Posted by TF on December 14, 2007, at 13:39:58
In reply to Re: Umm, stuff that I'm ashamed of. » TF, posted by Dory on December 14, 2007, at 12:34:36
> i guess i was just wondering aloud what exactly you'd like to see happen.. ? i am thinking you are saying that you'd like someone to say "yes you smell" so that you can tell your pdoc he is wrong.. yes?
>Yeah, that's right. I'm really just after some evidence. I don't know what would suffice for him, as reactions that I've gotten from people don't seem like enough. He just classifies them as circumstantial.
> can i ask why you went to a pdoc?
>
I had a breakdown a couple years ago because of all this. Ended up in the hospital, and they set me up in this center that tries to help people with mental disorders.I do have a mental disorder. I've become paranoid and anxious and depressed because of all of this. They tell me that the 'this' exists because I'm paranoid.
> i wish i knew what to say that would help. It's obvious you are really struggling with this and are very frustrated. i suppose it's kind of like a mild paranoia that could actually be true.
>
> can i ask why it matters so much? i'm not an idiot, i mean, i can see why certain behaviours would sting.. but i know people who smell bad, or who have some other thing that makes them a target of stuff like that sometimes... i don't feel any different toward them, do your friends and family act differently towards you than you think they might otherwise? Strangers will always be a random mix of the nice and the not so nice. i've had people make rude comments to me.
>It's just that my ego can't take being smelly. I don't want people to think that I'm not hygenic, or a slob, or an idiot, or unnattractive. And this whole thing, the signs people give me, such as the rolling down of the windows in my car, incessant sniffing whenever I'm present, or people complaining that they can't concentrate, or are nauseated. And that no one will confirm my belief when I talk to them about it. It all makes me kind of misanthropic. It just makes me hate people in general.

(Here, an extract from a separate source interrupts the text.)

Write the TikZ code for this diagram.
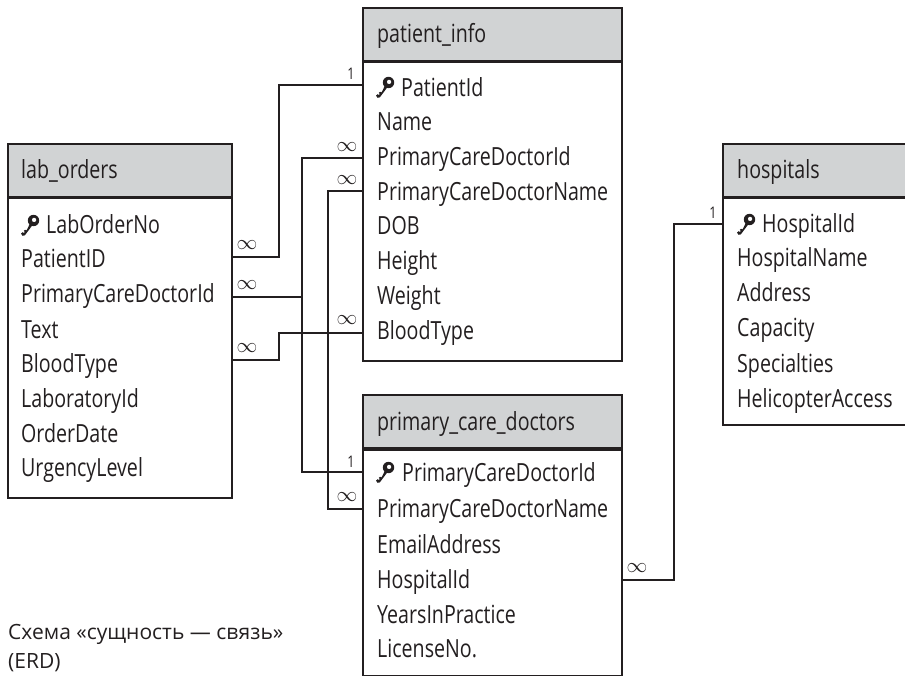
\documentclass[tikz,border=0pt]{standalone}
\usepackage{fontspec}
\setmainfont[FakeStretch=0.785]{Open Sans}
\newfontfamily\capfont{Open Sans}
\definecolor{ink}{HTML}{231F20}
\definecolor{head}{HTML}{D1D3D4}
\tikzset{
  x=1pt,y=-1pt,
  bodybox/.style={draw=ink,line width=2pt,fill=white,anchor=north west,inner sep=0pt},
  headbox/.style={draw=ink,line width=2pt,fill=head,anchor=north west,inner sep=0pt},
  rule/.style={draw=ink,line width=3pt},
  row/.style={anchor=base west,inner sep=0pt,text=ink,font=\fontsize{25}{25}\selectfont},
  link/.style={draw=ink,line width=1.7pt},
  inf/.style={inner sep=0pt,text=ink,font=\fontsize{21}{21}\selectfont},
  one/.style={inner sep=0pt,text=ink,font=\fontsize{16}{16}\selectfont},
  capt/.style={anchor=base west,inner sep=0pt,text=ink,font=\capfont\fontsize{21}{21}\selectfont},
  pics/keyglyph/.style={code={
    \fill[ink,even odd rule] (3.5,-5.5) circle[radius=5.7] (4.1,-6.1) circle[radius=2.3];
    \fill[ink] (0.2,-3.0) -- (2.4,-0.8) -- (-5.2,9.4) -- (-7.4,9.8) -- (-9,7.6) -- (-7.2,6.2) -- (-6.2,7.1) -- (-5.2,6) -- (-6.2,4.9) -- (-4.9,3.7) -- (-3.8,4.6) -- (-2.9,3.4) -- cycle;
  }}
}
\begin{document}
\begin{tikzpicture}
\useasboundingbox (0,0) rectangle (905,676);
% tables
\node[bodybox,minimum width=259pt,minimum height=353pt] (pb) at (362,7) {};
\node[headbox,minimum width=259pt,minimum height=53pt] (ph) at (362,7) {};
\draw[rule] (ph.south west) -- (ph.south east);
\node[bodybox,minimum width=224pt,minimum height=354pt] (lb) at (7,143) {};
\node[headbox,minimum width=224pt,minimum height=53pt] (lh) at (7,143) {};
\draw[rule] (lh.south west) -- (lh.south east);
\node[bodybox,minimum width=190pt,minimum height=281pt] (hb) at (722,143) {};
\node[headbox,minimum width=190pt,minimum height=53pt] (hh) at (722,143) {};
\draw[rule] (hh.south west) -- (hh.south east);
\node[bodybox,minimum width=259pt,minimum height=281pt] (db) at (362,394) {};
\node[headbox,minimum width=259pt,minimum height=53pt] (dh) at (362,394) {};
\draw[rule] (dh.south west) -- (dh.south east);
% titles
\node[row] (pt) at (377,43) {patient\_info};
\node[row] (lt) at (21,179) {lab\_orders};
\node[row] (ht) at (737,179) {hospitals};
\node[row] (dt) at (377,430) {primary\_care\_doctors};
% rows
\node[row] (p1) at (401,96.5) {PatientId};
\node[row] (p2) at (377,131) {Name};
\node[row] (p3) at (377,166) {PrimaryCareDoctorId};
\node[row] (p4) at (377,201) {PrimaryCareDoctorName};
\node[row] (p5) at (377,235) {DOB};
\node[row] (p6) at (377,270) {Height};
\node[row] (p7) at (377,305) {Weight};
\node[row] (p8) at (377,340) {BloodType};
\node[row] (l1) at (46,233.5) {LabOrderNo};
\node[row] (l2) at (21,268) {PatientID};
\node[row] (l3) at (21,303) {PrimaryCareDoctorId};
\node[row] (l4) at (21,338) {Text};
\node[row] (l5) at (21,372) {BloodType};
\node[row] (l6) at (21,407) {LaboratoryId};
\node[row] (l7) at (21,442) {OrderDate};
\node[row] (l8) at (21,476) {UrgencyLevel};
\node[row] (h1) at (762,233) {HospitalId};
\node[row] (h2) at (737,267) {HospitalName};
\node[row] (h3) at (737,302) {Address};
\node[row] (h4) at (737,337) {Capacity};
\node[row] (h5) at (737,372) {Specialties};
\node[row] (h6) at (737,407) {HelicopterAccess};
\node[row] (d1) at (402,481) {PrimaryCareDoctorId};
\node[row] (d2) at (377,517) {PrimaryCareDoctorName};
\node[row] (d3) at (377,553) {EmailAddress};
\node[row] (d4) at (377,588) {HospitalId};
\node[row] (d5) at (377,623) {YearsInPractice};
\node[row] (d6) at (377,657.5) {LicenseNo.};
% keys
\pic at (385,88) {keyglyph};
\pic at (30,226) {keyglyph};
\pic at (746,225) {keyglyph};
\pic at (385,473) {keyglyph};
% connector ends
\coordinate (lA) at (lb.east |- 0,257);
\coordinate (lB) at (lb.east |- 0,297);
\coordinate (lC) at (lb.east |- 0,360);
\coordinate (pA) at (pb.west |- 0,85);
\coordinate (pB) at (pb.west |- 0,158);
\coordinate (pC) at (pb.west |- 0,191);
\coordinate (pD) at (pb.west |- 0,333);
\coordinate (dA) at (db.west |- 0,472);
\coordinate (dB) at (db.west |- 0,509);
\coordinate (dC) at (db.east |- 0,580);
\coordinate (hA) at (hb.west |- 0,224);
\coordinate (v1) at (279,170);
\coordinate (v2) at (302,300);
\coordinate (v3) at (328,300);
\coordinate (v4) at (279,345);
\coordinate (v5) at (674,400);
% connectors
\draw[link] (lA) -| (v1) |- (pA);
\draw[link] (pB) -| (v2) |- (dA);
\draw[link] (lB) -- (lB -| v2);
\draw[link] (pC) -| (v3) |- (dB);
\draw[link] (lC) -| (v4) |- (pD);
\draw[link] (dC) -| (v5) |- (hA);
% cardinalities
\node[one] (c1) at (351,74) {1};
\node[inf] (c2) at (347,147) {$\infty$};
\node[inf] (c3) at (347,180) {$\infty$};
\node[inf] (c4) at (347,320) {$\infty$};
\node[one] (c5) at (351,462) {1};
\node[inf] (c6) at (347,497) {$\infty$};
\node[inf] (c7) at (247,245) {$\infty$};
\node[inf] (c8) at (247,285) {$\infty$};
\node[inf] (c9) at (247,348) {$\infty$};
\node[inf] (c10) at (637,568) {$\infty$};
\node[one] (c11) at (713,213) {1};
% caption
\node[capt] (cap1) at (8,639) {Схема «сущность — связь»};
\node[capt] (cap2) at (8,668) {(ERD)};
\end{tikzpicture}
\end{document}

> i'm not saying it's not a big deal, it clearly is to you.. and if it's how you feel then it's a big deal. i'm just not sure exactly how that fits into your world..socially i mean, among your family and friends.
>
Well, I have no friends, outside of the interweb. And my family doesn't seem to mind. But I do. I just refuse to present myself this way.> you said that our own odor doesn't smell so strong to us.. but do you smell *anything*? i know when i don't smell so great.
>
Not really, when I've showered and stuff. And I can detect my odor after not having showered for a while. That's where I run into problems mentally I guess.
> why do you think a doctor would not tell you if you actually had an odor problem? what would be their reasoning?
>
In terms of the pdoc, there's really nothing he can do for me other than try and make me disbelieve it. The real doctor told me that I don't smell only after I said I have normal bathing habits. She didn't know what, other than poor hygeine, could cause a smell.Maybe I'll see a holistic healer or something. I have a feeling that all these 'legit' doctors have a conspiracy going.
My caretakers called me this week. I returned their calls, but if they try and get in touch with me again I think I'll just let it ring. With the exception of getting me into some classes, they're really not helping me.